Manche Patienten und Patientinnen, die über das Symptom Müdigkeit klagen, haben oft die Vorstellung, dass dem Problem „irgendein Mangel“ zugrunde liegt: z. B. Vitamin-D-Mangel oder Eisenmangel. Oder sie vermuten selbst eine Schilddrüsenunterfunktion oder Borreliose. Bei entsprechenden Laborbefunden scheint hier gleich eine Ursache festzustehen. Dabei warnt die neue Leitlinie ausdrücklich davor, pathologische Laborwerte vorschnell als ausreichende Erklärung zu akzeptieren: Solche „Etikettierungen“ können einseitig somatisch ausgerichtet sein oder psychosoziale Faktoren außer Acht lassen. Außerdem können so abwendbar gefährliche Verläufe vorschnell ausgeschlossen werden. Hier soll besonders an psychische Erkrankungen, wie Angst oder Depression, gedacht werden. Auch ein Schlafapnoe-Syndrom oder Medikamentennebenwirkung oder Substanzabusus (z. B. Alkoholismus) gehören zu den abwendbar gefährlichen Verläufen.

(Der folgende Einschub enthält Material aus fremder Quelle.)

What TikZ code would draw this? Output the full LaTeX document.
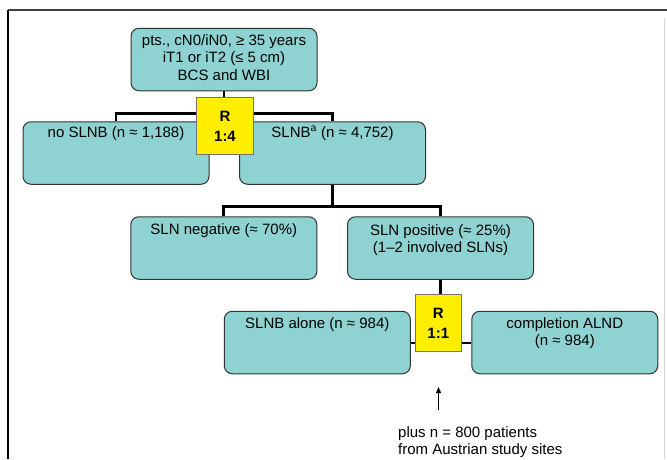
\documentclass[tikz,border=0pt]{standalone}
\usepackage{fontspec}
\setmainfont{Liberation Sans}
\usetikzlibrary{arrows.meta,calc}
\definecolor{boxteal}{RGB}{142,210,210}
\definecolor{ryellow}{RGB}{255,238,0}
\begin{document}
\begin{tikzpicture}[x=1pt,y=-1pt,
 box/.style={draw=black!80, line width=1pt, fill=boxteal, rounded corners=8pt,
   minimum width=186pt, minimum height=62.5pt, inner sep=0pt},
 rbox/.style={draw=black!55, line width=0.8pt, fill=ryellow, inner sep=0pt,
   font=\fontsize{15}{20}\selectfont\bfseries, align=center},
 txt/.style={font=\fontsize{15}{17.5}\selectfont, align=center, inner sep=0pt},
 link/.style={line width=2.8pt, black},
 thinlink/.style={line width=2pt, black},
]
\useasboundingbox (0,0) rectangle (667,459);
\fill[white] (0,0) rectangle (667,459);
% frame
\draw[line width=2pt, black!75] (8,10) -- (667,10);
\draw[line width=1.5pt, black] (8,10) -- (8,459);
\draw[line width=0.8pt, black!15] (664,18) -- (664,459);

% boxes
\node[box] (top) at (224,59.5) {};
\node[box] (noslnb) at (116,153) {};
\node[box] (slnb) at (332.5,153) {};
\node[box] (slnneg) at (223.8,248) {};
\node[box] (slnpos) at (440.5,248) {};
\node[box] (alone) at (317.3,342.5) {};
\node[box] (compl) at (564.8,342.5) {};

% texts
\node[txt] (top-t) at ($(top.center)+(0,-2)$) {pts., cN0/iN0, ≥ 35 years\\iT1 or iT2 (≤ 5 cm)\\BCS and WBI};
\node[txt] (noslnb-t) at ($(noslnb.north)+(0,12)$) {no SLNB (n ≈ 1,188)};
\node[txt] (slnb-t) at ($(slnb.north)+(0,12)$) {SLNB\textsuperscript{a} (n ≈ 4,752)};
\node[txt] (slnneg-t) at ($(slnneg.north)+(0,14)$) {SLN negative (≈ 70\%)};
\node[txt] (slnpos-t) at ($(slnpos.north)+(0,24)$) {SLN positive (≈ 25\%)\\(1–2 involved SLNs)};
\node[txt] (alone-t) at ($(alone.north)+(0,13.5)$) {SLNB alone (n ≈ 984)};
\node[txt] (compl-t) at ($(compl.north)+(0,22.5)$) {completion ALND\\(n ≈ 984)};

% connectors level 1
\draw[link] (noslnb.north) -- ++(0,-8) -| (slnb.north);
\draw[link] (top.south) -- ++(0,8);
\node[rbox, minimum width=56.6pt, minimum height=57pt] (r1) at (225,126) {R\\1:4};

% connectors level 2
\coordinate (j2) at ($(slnneg.north)+(0,-10)$);
\draw[link] (slnneg.north) -- (j2) -| (slnpos.north);
\draw[link] (slnb.south) -- (slnb.south |- j2);

% second randomisation
\node[rbox, minimum width=46pt, minimum height=57.5pt] (r2) at (438.3,323) {R\\1:1};
\draw[link] (slnpos.south) -- (slnpos.south |- r2.north);
\draw[thinlink] (alone.east) -- (r2.west |- alone.east);
\draw[thinlink] (r2.east |- compl.west) -- (compl.west);

% note and arrow
\node[txt, align=left, anchor=north west, font=\fontsize{15}{17.5}\selectfont] (note) at (398,426) {plus n = 800 patients\\from Austrian study sites};
\coordinate (atail) at (438.5,410);
\coordinate (ahead) at (438.5,387);
\draw[line width=1.2pt, -{Triangle[length=6pt,width=5pt]}] (atail) -- (ahead);
\end{tikzpicture}
\end{document}
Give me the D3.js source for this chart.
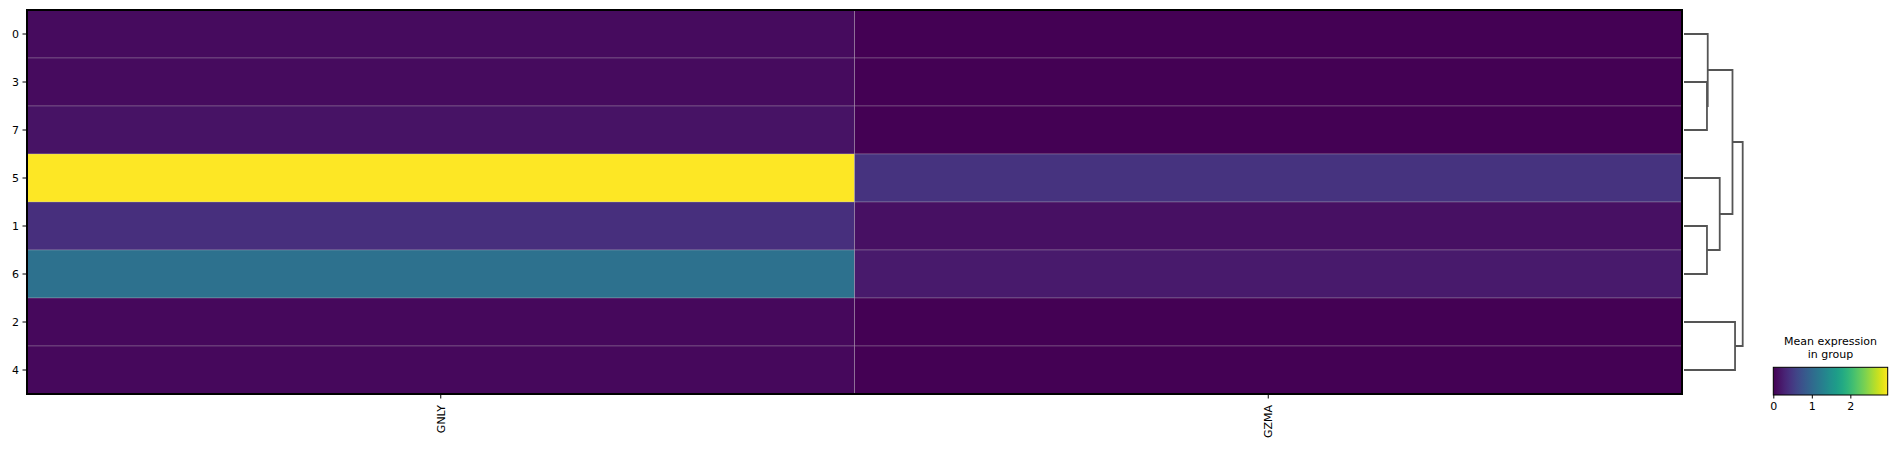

Häufige Ursachen für Müdigkeit sind Schlafstörungen, psychische Belastungen (erschöpfte psychosoziale Kompensationsmöglichkeiten) oder bekannte chronische somatische Erkrankungen (z. B. chronische Herzinsuffizienz, M. Parkinson, chronische Niereninsuffizienz oder rheumatoide Arthritis). Die Behandlung dieser chronischen Erkrankungen soll bei Vorliegen von Müdigkeit optimiert werden.
Zugrunde liegende schwerwiegende Erkrankungen, die sich ausschließlich durch Müdigkeit manifestieren, sind im Gegensatz zu den Befürchtungen mancher Patienten, nicht sehr häufig. Tumorerkrankungen, AIDS, Demenz oder MS werden bei der Abklärung von Müdigkeit selten diagnostiziert. Grundsätzlich soll der Diagnostik ein bio-psycho-sozialer Ansatz zugrunde liegen. Patienten mit ungeklärter Müdigkeit oder Hinweisen auf relevante psychosoziale Belastungen sollen feste Folgetermine angeboten werden. Bei einer großen Zahl zugrunde liegender Störungen sind Verhaltenstherapie oder symptomorientierte aktivierende Maßnahmen empfehlenswert.